First, do sign up and encourage your team to participate even if they think Coach K is a breakfast cereal. In these virtual times, our office cultures need the kind of connections offered by the pool. If you’re like many people, you have missed the intra-office trash-talking that makes this time of year so much fun. Every office in America has somebody who can lead the charge. Maybe you ought to do it this year?
Second, forget about what all the smart money and data crunchers are saying about structuring your bracket. They’re so knee-deep in statistics and all that; where’s the fun? Besides, this weekend, the smart money stat people were wrong, wrong, wrong, wrong, wrong, and, oh yes, WRONG.
Last weekend marked the first time since the discovery of the office water bubbler that the top six college basketball teams all lost their games, some to other good but not as highly ranked teams.
This isn’t the place for a game-by-game recap of the weekend. This is the place. And maybe here, too. No, this space is to reflect on the meaning of this historic weekend. First, the results show a healthy level of competition and, if not parity such as we see in professional sports where the teams with the worst records get to draft ahead of the more successful teams, at least a signal that everybody has a chance.
And as it is in college hoops, so it is in the life of a corporation. Having a chance is all we can really ask for in the end.

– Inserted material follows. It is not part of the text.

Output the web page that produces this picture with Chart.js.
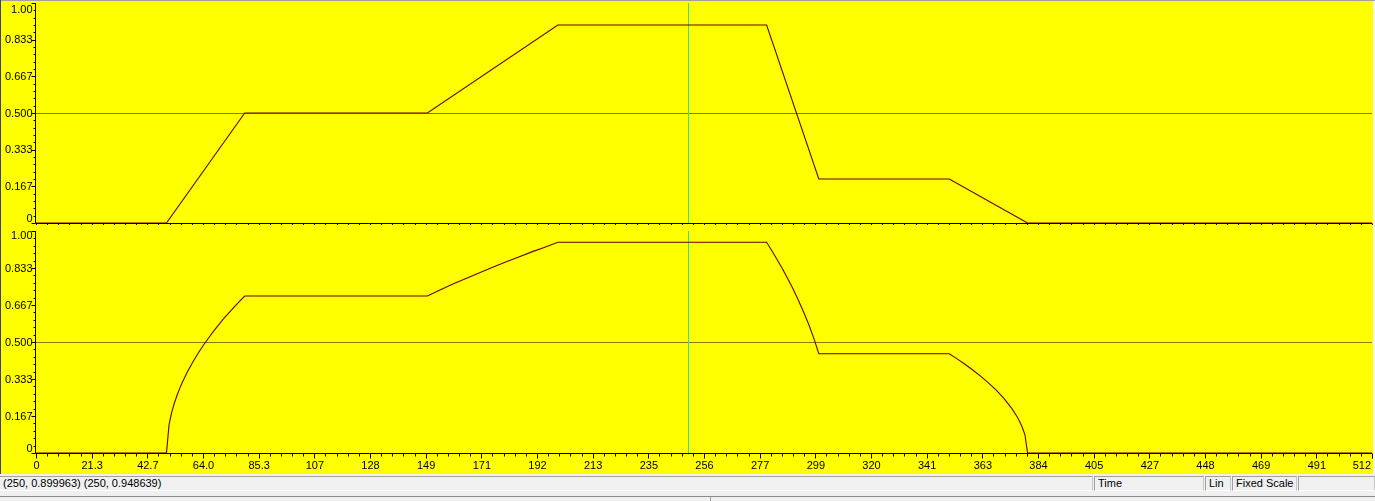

In addition, these playoffs are giving some of the “older” teams—a term of great relativity if ever there was one—a chance to go deep and share some deserved limelight with those loaded with one-and-done players. Plus, the results guarantee that March Madness lives up to its name and makes college hoops a must-see competition for many weeks to come. Finally, everybody loves an underdog and getting to know a school that was formerly an outlier; this tournament offers the hope that we’ll all get to see some less than familiar faces on the screens. After all, it wasn’t that long ago that the Gonzaga Bulldogs, now a perennial power, were a fresh and welcome new face on the collegiate basketball scene.
Can Empowerment Lead To Happiness?
In other words, in this year of chaos, we may have to come up with some new criteria to use to win those office pools. What about looking more closely at the mascots and building your bracket around them?

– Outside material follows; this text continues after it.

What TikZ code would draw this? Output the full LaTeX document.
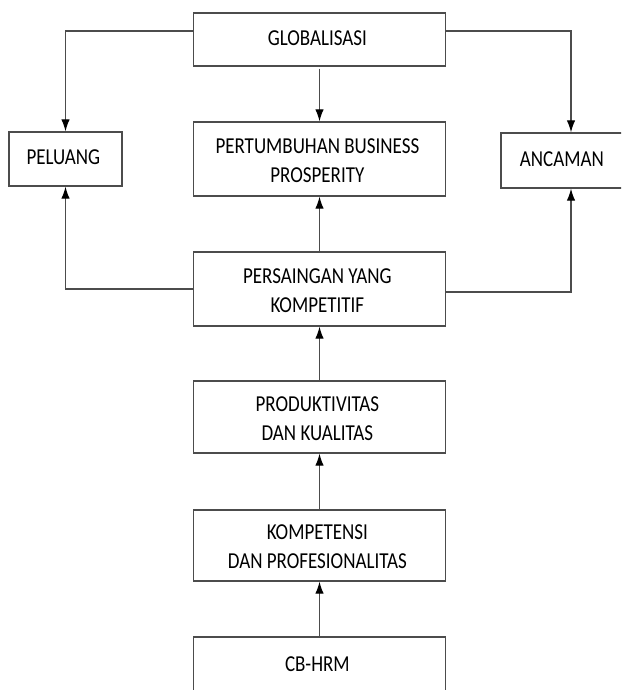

Here’s are two interrelated ideas for how you might guide your team in such a bracket.
Who would win in a fight?
Kansas has a worthy tradition of basketball excellence, but here you have to consider just how well “Baby Jay” Jayhawk would fare against other, perhaps nobler, birds taking flight. For years the Wildcats of Kentucky trolled the hoops woods in search of smaller prey. However, this year the savvy bracketeer might want to go with the new cat in town, name of Aubie the Tiger.
Differentiation is important in business, a point that seems worth noting when it comes to the great numbers of wildcat mascots, which every university seems bent on proving originated on its campus. The University of Arizona, though ranked second, will be led onto the court by Wilbur Wildcat. How do you think such a feline would stack up in a fight? Ditto for Villanova’s Will D. Cat.

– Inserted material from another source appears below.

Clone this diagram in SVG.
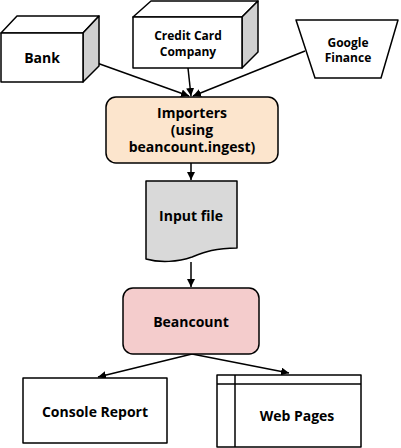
<svg xmlns="http://www.w3.org/2000/svg" width="401" height="448" viewBox="0 0 401 448">
<defs>
<style>
.s{stroke:#000;stroke-width:1.5;fill:#fff;stroke-linejoin:round}
.g{fill:#d0d0d0}
.t{font-family:"Open Sans","Noto Sans",sans-serif;font-weight:bold;font-size:12px;text-anchor:middle;fill:#000}
.b{font-size:14px}
.c{stroke:#000;stroke-width:1.5;fill:none}
</style>
<marker id="ah" viewBox="0 0 10 10" refX="10" refY="5" markerWidth="8" markerHeight="8" markerUnits="userSpaceOnUse" orient="auto"><path d="M0,0L10,5L0,10z" fill="#000"/></marker>
</defs>
<rect width="401" height="448" fill="#fff"/>
<g id="connectors">
<line class="c" x1="83" y1="58" x2="189" y2="96" marker-end="url(#ah)"/>
<line class="c" x1="188" y1="68" x2="191" y2="96" marker-end="url(#ah)"/>
<line class="c" x1="305" y1="51" x2="193" y2="96" marker-end="url(#ah)"/>
<line class="c" x1="191" y1="163" x2="191" y2="180" marker-end="url(#ah)"/>
<line class="c" x1="191" y1="262" x2="191" y2="287" marker-end="url(#ah)"/>
<line class="c" x1="192" y1="354" x2="98" y2="377" marker-end="url(#ah)"/>
<line class="c" x1="192" y1="354" x2="289" y2="373" marker-end="url(#ah)"/>
</g>
<g id="bank">
<path class="s" d="M1,33L17,16L99,16L83,33z"/>
<path class="s g" d="M83,33L99,16L99,66L83,82z"/>
<rect class="s" x="1" y="33" width="82" height="49"/>
<text class="t b" x="42" y="63">Bank</text>
</g>
<g id="credit-card">
<path class="s" d="M133,17L151,1L258,1L242,17z"/>
<path class="s g" d="M242,17L258,1L258,52L242,68z"/>
<rect class="s" x="133" y="17" width="109" height="51"/>
<text class="t" x="188" y="40">Credit Card</text>
<text class="t" x="188" y="56">Company</text>
</g>
<g id="google-finance">
<path class="s" d="M296,20L398,20L381,78L315,78z"/>
<text class="t" x="348" y="47">Google</text>
<text class="t" x="348" y="62">Finance</text>
</g>
<g id="importers">
<rect class="s" x="106" y="97" width="172" height="66" rx="10" style="fill:#fce5cd"/>
<text class="t b" x="192" y="118">Importers</text>
<text class="t b" x="192" y="135">(using</text>
<text class="t b" x="192" y="152">beancount.ingest)</text>
</g>
<g id="input-file">
<path class="s" d="M146,181L237,181L237,248C215,248 205,252 192,257C178,262 160,263 146,259z" style="fill:#d9d9d9"/>
<text class="t b" x="191" y="221">Input file</text>
</g>
<g id="beancount">
<rect class="s" x="123" y="288" width="136" height="66" rx="10" style="fill:#f4cccc"/>
<text class="t b" x="191" y="327">Beancount</text>
</g>
<g id="console-report">
<rect class="s" x="23" y="378" width="144" height="65"/>
<text class="t b" x="95" y="417">Console Report</text>
</g>
<g id="web-pages">
<rect class="s" x="217" y="375" width="144" height="72"/>
<line class="c" x1="217" y1="384" x2="361" y2="384"/>
<line class="c" x1="235" y1="375" x2="235" y2="447"/>
<text class="t b" x="297" y="421">Web Pages</text>
</g>
</svg>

There is always Bucky Badger (Wisconsin). Pound for pound, a badger is tougher than most animals, according to Wikipedia. But a tiger? Or a bear? Baylor University, last year’s champs, have a great coach in Scott Drew and an even better mascot in Bruiser the Bear. They have to be considered serious challengers—even over Spike the Bulldog at top-seeded Gonzaga.
What’s in a name?
Like a good brand, your mascot should evoke emotion and instant connectivity. By this criterion, the Fighting Irish of Notre Dame would be highly backable…if only they make the tournament. Of course, the Friars of Providence College, bless them, could make a sudden move from the eleventh spot to a more…exalted finish.
Wouldn’t it be awesome if the Friars had to play the Blue Devils of Duke? In this, legendary Coach K’s final season at the helm, the Devils can be expected to make things hot as heck for other teams as Duke prepares its succession strategy for Coach K’s next-in-line Jon Scheyer.
On the observe side, there is the Raider Red of Texas Tech University, if only it could be determined whether he is supposed to be Yosemite Sam’s crazy little brother or the Cookie Monster’s wildly eccentric uncle. What is Raider Red’s “why?”
These criteria offer two of many possibilities for you in crafting your own winning bracket this spring. Encourage creativity with your team. You might even separate out mascots as a separate category to allow the sports nerds to stick to the script. Publish the best rationales in your company blog.
This culture boost might just be the easiest leadership layup you make this year.